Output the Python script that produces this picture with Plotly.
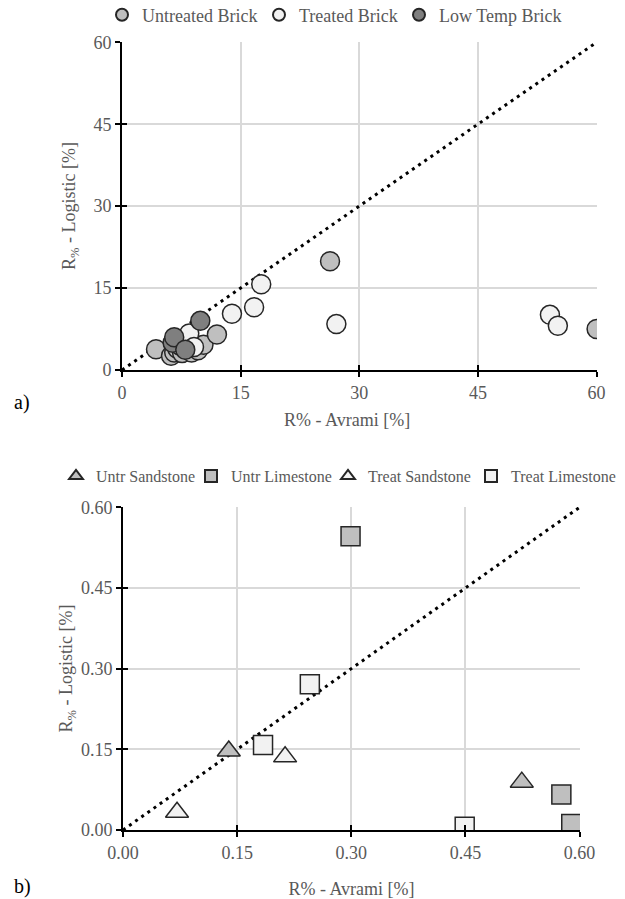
import plotly.graph_objects as go

# ---- Panel a) : bricks (R% values) ----
untr_brick_x = [4.3, 6.2, 6.6, 7.0, 7.6, 8.8, 9.6, 10.3, 12.0, 26.3, 60.0]
untr_brick_y = [3.8, 2.6, 3.2, 3.9, 3.1, 3.2, 3.6, 4.6, 6.5, 19.9, 7.5]
treat_brick_x = [7.3, 8.5, 9.1, 13.9, 16.7, 17.6, 27.1, 54.1, 55.1]
treat_brick_y = [4.5, 6.7, 4.2, 10.3, 11.5, 15.7, 8.4, 10.1, 8.1]
low_brick_x = [6.4, 6.6, 8.0, 9.9]
low_brick_y = [5.0, 6.0, 3.7, 9.0]
ticks_a = [0, 15, 30, 45, 60]

# ---- Panel b) : stones ----
untr_sand_x = [0.139, 0.524]
untr_sand_y = [0.147, 0.089]
untr_lime_x = [0.299, 0.576, 0.589]
untr_lime_y = [0.546, 0.066, 0.011]
treat_sand_x = [0.071, 0.213]
treat_sand_y = [0.033, 0.136]
treat_lime_x = [0.184, 0.2455, 0.449]
treat_lime_y = [0.158, 0.271, 0.006]
ticks_b = [0.0, 0.15, 0.30, 0.45, 0.60]

FONT = "'Liberation Serif', 'Times New Roman', Times, serif"
EDGE = "#262626"
GRID = "#d9d9d9"
LBL = "#595959"
FS = 18

fig = go.Figure()

def mk(x, y, name, color, symbol, size, xa, ya, legend, lw):
    return go.Scatter(
        x=x, y=y, mode="markers", name=name, xaxis=xa, yaxis=ya, legend=legend,
        legendwidth=lw,
        marker=dict(color=color, symbol=symbol, size=size,
                    line=dict(color=EDGE, width=1.5)),
    )

# diagonal 1:1 lines
fig.add_trace(go.Scatter(x=[ticks_a[0], ticks_a[-1]], y=[ticks_a[0], ticks_a[-1]], mode="lines",
                         line=dict(color="black", width=3, dash="3px,4.5px"),
                         showlegend=False, xaxis="x", yaxis="y", hoverinfo="skip"))
fig.add_trace(go.Scatter(x=[ticks_b[0], ticks_b[-1]], y=[ticks_b[0], ticks_b[-1]], mode="lines",
                         line=dict(color="black", width=3, dash="3px,4.5px"),
                         showlegend=False, xaxis="x2", yaxis="y2", hoverinfo="skip"))

fig.add_trace(mk(untr_brick_x, untr_brick_y, "Untreated Brick", "#bfbfbf", "circle", 19, "x", "y", "legend", 112))
fig.add_trace(mk(treat_brick_x, treat_brick_y, "Treated Brick", "#f2f2f2", "circle", 19, "x", "y", "legend", 95))
fig.add_trace(mk(low_brick_x, low_brick_y, "Low Temp Brick", "#7f7f7f", "circle", 19, "x", "y", "legend", 125))

fig.add_trace(mk(untr_sand_x, untr_sand_y, "Untr Sandstone", "#bfbfbf", "triangle-up", 20, "x2", "y2", "legend2", 90))
fig.add_trace(mk(untr_lime_x, untr_lime_y, "Untr Limestone", "#bfbfbf", "square", 19, "x2", "y2", "legend2", 92))
fig.add_trace(mk(treat_sand_x, treat_sand_y, "Treat Sandstone", "#f2f2f2", "triangle-up", 20, "x2", "y2", "legend2", 98))
fig.add_trace(mk(treat_lime_x, treat_lime_y, "Treat Limestone", "#f2f2f2", "square", 19, "x2", "y2", "legend2", 110))

# dummy traces for overlay axes (inside half of crossing ticks)
fig.add_trace(go.Scatter(x=[None], y=[None], xaxis="x3", yaxis="y3", showlegend=False, hoverinfo="skip"))
fig.add_trace(go.Scatter(x=[None], y=[None], xaxis="x4", yaxis="y4", showlegend=False, hoverinfo="skip"))

tickfont = dict(family=FONT, size=FS, color=LBL)
titlefont = dict(family=FONT, size=FS, color=LBL)

def main_axis(domain, rng, tickvals, fmt, title, anchor):
    return dict(domain=domain, range=rng, tickmode="array", tickvals=tickvals,
                ticktext=[fmt.format(v) for v in tickvals],
                showgrid=True, gridcolor=GRID, gridwidth=1.5, zeroline=False,
                showline=True, linecolor="black", linewidth=2,
                ticks="outside", ticklen=5, tickwidth=2, tickcolor="black",
                tickfont=tickfont, anchor=anchor, automargin=False,
                title=dict(text=title, font=titlefont))

def over_axis(domain, rng, tickvals, overlay, anchor, side):
    return dict(domain=domain, range=rng, tickmode="array", tickvals=tickvals,
                overlaying=overlay, anchor=anchor, side=side, automargin=False,
                showgrid=False, zeroline=False, showline=False,
                ticks="inside", ticklen=5, tickwidth=2, tickcolor="black",
                showticklabels=False)

xa_dom = [122 / 625, 597 / 625]
ya_dom = [1 - 370 / 899, 1 - 42 / 899]
xb_dom = [123 / 625, 580 / 625]
yb_dom = [1 - 830 / 899, 1 - 507 / 899]

fig.update_layout(
    template="none",
    width=625, height=899,
    margin=dict(l=0, r=0, t=0, b=0, autoexpand=False),
    paper_bgcolor="white", plot_bgcolor="white",
    font=dict(family=FONT, size=FS, color=LBL),
    xaxis=main_axis(xa_dom, [0, 60.05], ticks_a, "{:g}", "", "y"),
    yaxis=main_axis(ya_dom, [0, 60.05], ticks_a, "{:g}", "R<sub>%</sub> - Logistic [%]", "x"),
    xaxis2=main_axis(xb_dom, [0, 0.6005], ticks_b, "{:.2f}", "R% - Avrami [%]", "y2"),
    yaxis2=main_axis(yb_dom, [0, 0.6005], ticks_b, "{:.2f}", "R<sub>%</sub> - Logistic [%]", "x2"),
    xaxis3=over_axis(xa_dom, [0, 60.05], ticks_a, "x", "y", "bottom"),
    yaxis3=over_axis(ya_dom, [0, 60.05], ticks_a, "y", "x", "left"),
    xaxis4=over_axis(xb_dom, [0, 0.6005], ticks_b, "x2", "y2", "bottom"),
    yaxis4=over_axis(yb_dom, [0, 0.6005], ticks_b, "y2", "x2", "left"),
    legend=dict(orientation="h", x=102 / 625, y=1 - 15 / 899, xanchor="left", yanchor="middle",
                font=dict(family=FONT, size=FS, color=LBL), itemsizing="constant",
                bgcolor="rgba(0,0,0,0)", itemwidth=30),
    legend2=dict(orientation="h", x=56 / 625, y=1 - 476 / 899, xanchor="left", yanchor="middle",
                 font=dict(family=FONT, size=16, color=LBL), itemsizing="constant",
                 bgcolor="rgba(0,0,0,0)", itemwidth=30),
    showlegend=True,
    annotations=[
        dict(text="R% - Avrami [%]", x=347 / 625, y=1 - 420 / 899, xref="paper", yref="paper",
             xanchor="center", yanchor="middle", showarrow=False, font=titlefont),
        dict(text="a)", x=12 / 625, y=1 - 402 / 899, xref="paper", yref="paper",
             xanchor="left", yanchor="middle", showarrow=False,
             font=dict(family=FONT, size=20, color="black")),
        dict(text="b)", x=12 / 625, y=1 - 886 / 899, xref="paper", yref="paper",
             xanchor="left", yanchor="middle", showarrow=False,
             font=dict(family=FONT, size=20, color="black")),
    ],
)

fig.write_html("out.html")
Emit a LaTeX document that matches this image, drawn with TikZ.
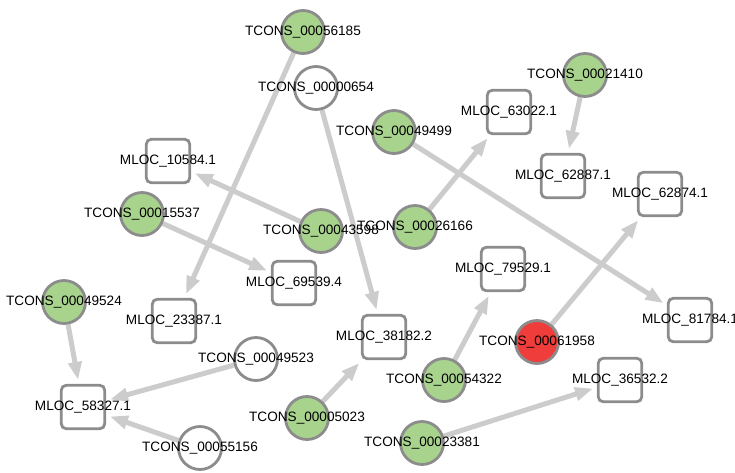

#### PROBLEM TO SOLVE
Repeat the listing above up to and including the line with "fig = go.Figure()", starting from its first line. Drop any pictures.

#### WRITTEN ANSWER
Output the Python script that produces this picture with Plotly.
import plotly.graph_objects as go

# ---- Panel a) : bricks (R% values) ----
untr_brick_x = [4.3, 6.2, 6.6, 7.0, 7.6, 8.8, 9.6, 10.3, 12.0, 26.3, 60.0]
untr_brick_y = [3.8, 2.6, 3.2, 3.9, 3.1, 3.2, 3.6, 4.6, 6.5, 19.9, 7.5]
treat_brick_x = [7.3, 8.5, 9.1, 13.9, 16.7, 17.6, 27.1, 54.1, 55.1]
treat_brick_y = [4.5, 6.7, 4.2, 10.3, 11.5, 15.7, 8.4, 10.1, 8.1]
low_brick_x = [6.4, 6.6, 8.0, 9.9]
low_brick_y = [5.0, 6.0, 3.7, 9.0]
ticks_a = [0, 15, 30, 45, 60]

# ---- Panel b) : stones ----
untr_sand_x = [0.139, 0.524]
untr_sand_y = [0.147, 0.089]
untr_lime_x = [0.299, 0.576, 0.589]
untr_lime_y = [0.546, 0.066, 0.011]
treat_sand_x = [0.071, 0.213]
treat_sand_y = [0.033, 0.136]
treat_lime_x = [0.184, 0.2455, 0.449]
treat_lime_y = [0.158, 0.271, 0.006]
ticks_b = [0.0, 0.15, 0.30, 0.45, 0.60]

FONT = "'Liberation Serif', 'Times New Roman', Times, serif"
EDGE = "#262626"
GRID = "#d9d9d9"
LBL = "#595959"
FS = 18

fig = go.Figure()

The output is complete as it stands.